With parsers, for example, it amounts to you have a context-free vs. a context-sensitive language. The functions hidden behind a monadic bind are effectively opaque to any sort of analysis, whereas the static structure of an applicative can be analyzed as much as you want. Ed Kmett does this in his trifecta parsing library (I think there's a couple of other libraries that also do this), but you have to use the applicative interface explicitly where possible to take advantage of the additional optimizations. This would also have benefits for other sorts of EDSLs, for the same reason. An applicative computation might for example be sparked and processed in parallel, whereas it's a lot harder (impossible) to do that if your structure isn't determined beforehand.
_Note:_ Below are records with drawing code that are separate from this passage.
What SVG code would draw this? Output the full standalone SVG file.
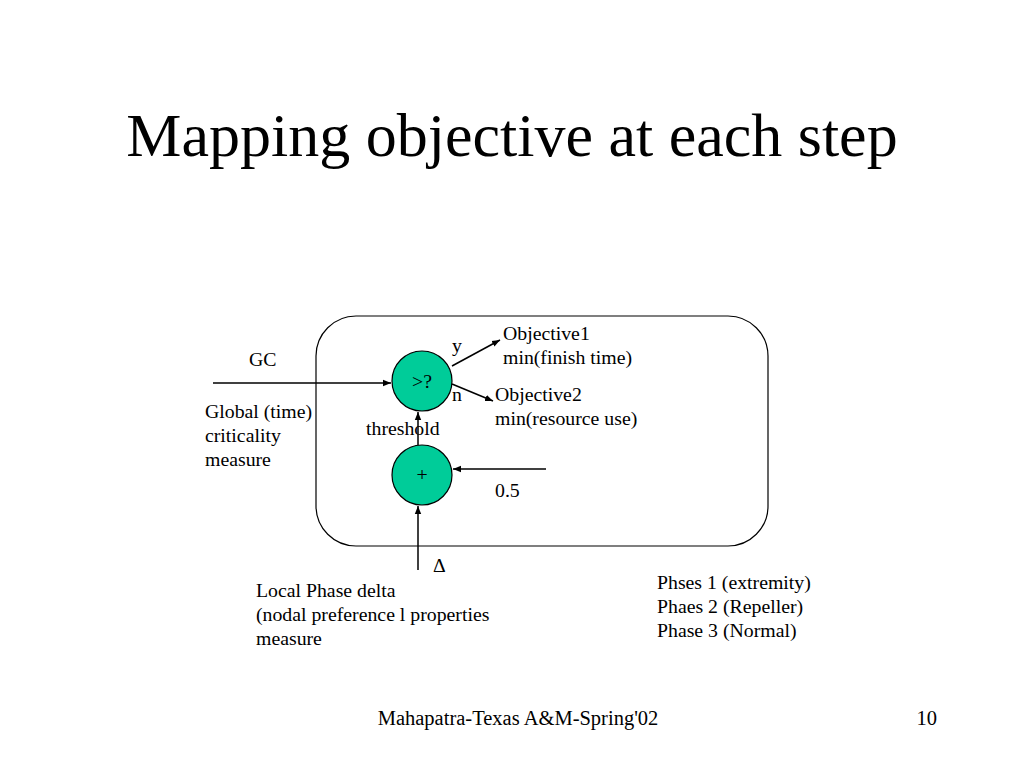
<svg xmlns="http://www.w3.org/2000/svg" width="1024" height="768" viewBox="0 0 1024 768">
<style>
text{font-family:"Liberation Serif","Times New Roman",serif;fill:#000;font-size:19.8px}
.title{font-size:62px}
.foot{font-size:20.5px}
.node{fill:#00CC99;stroke:#000;stroke-width:1.2}
.conn line{stroke:#000;stroke-width:1.5;marker-end:url(#ah)}
</style>
<defs>
<marker id="ah" viewBox="0 0 10 10" refX="10" refY="5" markerWidth="8" markerHeight="8" orient="auto" markerUnits="userSpaceOnUse">
<path d="M0,1 L10,5 L0,9 z" fill="#000"/>
</marker>
</defs>
<rect width="1024" height="768" fill="#fff"/>
<text class="title" x="512" y="156" text-anchor="middle">Mapping objective at each step</text>
<rect id="frame" x="316" y="316" width="452" height="230" rx="40" fill="none" stroke="#000" stroke-width="1.2"/>
<g id="compare"><circle class="node" cx="422" cy="381" r="30"/><text x="422" y="388" text-anchor="middle">&gt;?</text></g>
<g id="sum"><circle class="node" cx="422" cy="475" r="30"/><text x="422" y="481" text-anchor="middle">+</text></g>
<g class="conn" id="connectors">
<line x1="213" y1="383" x2="391" y2="383"/>
<line x1="418" y1="445" x2="418" y2="412"/>
<line x1="546" y1="469" x2="453" y2="469"/>
<line x1="418" y1="570" x2="418" y2="506"/>
<line x1="452" y1="366" x2="500" y2="340"/>
<line x1="452" y1="384" x2="493" y2="401"/>
</g>
<text x="452" y="352">y</text>
<text x="452" y="401">n</text>
<text x="503" y="340">Objective1</text>
<text x="503" y="364">min(finish time)</text>
<text x="495" y="401">Objective2</text>
<text x="495" y="425">min(resource use)</text>
<text x="249" y="366">GC</text>
<text x="205" y="418">Global (time)</text>
<text x="205" y="442">criticality</text>
<text x="205" y="466">measure</text>
<text x="366" y="435">threshold</text>
<text x="495" y="497">0.5</text>
<text x="433" y="572">Δ</text>
<text x="256" y="597">Local Phase delta</text>
<text x="256" y="621">(nodal preference l properties</text>
<text x="256" y="645">measure</text>
<text x="657" y="589">Phses 1 (extremity)</text>
<text x="657" y="613">Phaes 2 (Repeller)</text>
<text x="657" y="637">Phase 3 (Normal)</text>
<text class="foot" x="518" y="725" text-anchor="middle">Mahapatra-Texas A&amp;M-Spring'02</text>
<text class="foot" x="937" y="725" text-anchor="end">10</text>
</svg>
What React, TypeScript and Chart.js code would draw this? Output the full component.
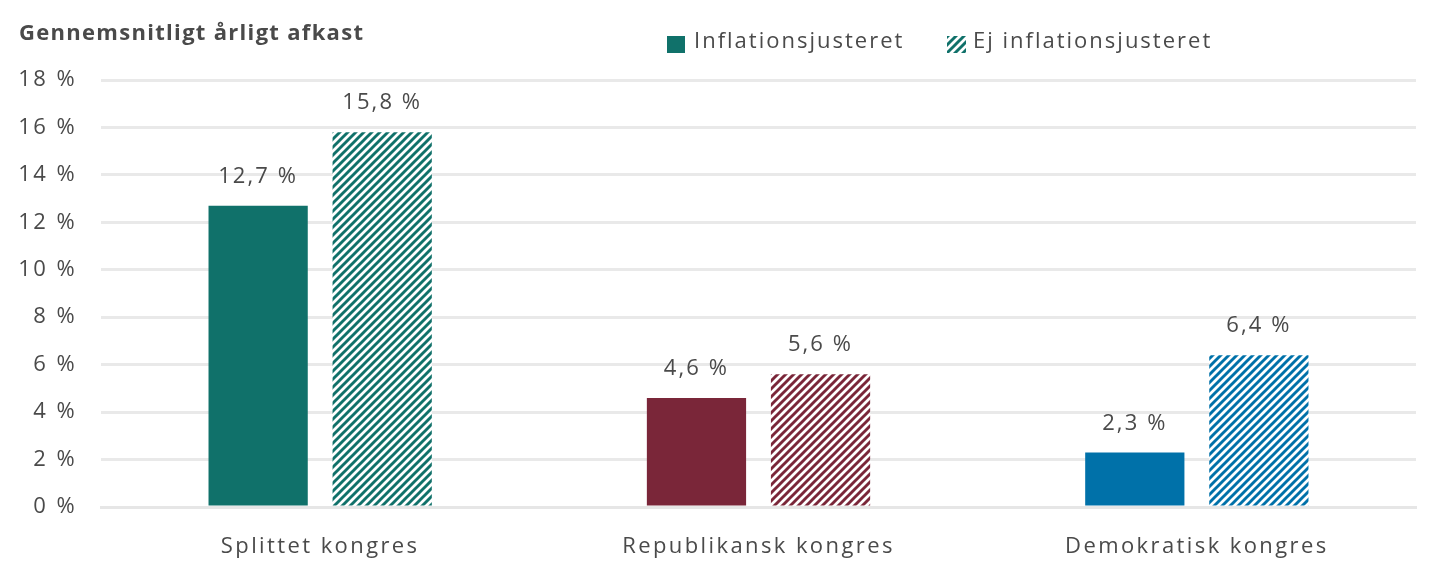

On Sun, Sep 4, 2011 at 12:24 AM, Ivan Lazar Miljenovic < ivan.miljenovic@gmail.com> wrote:
On 4 September 2011 12:34, Daniel Peebles
wrote: Hi all, For example, if I write in a do block: x <- action1 y <- action2 z <- action3 return (f x y z) that doesn't require any of the context-sensitivty that Monads give you, and could be processed a lot more efficiently by a clever Applicative instance (a parser, for instance).
What advantage is there in using Applicative rather than Monad for this? Does it _really_ lead to an efficiency increase?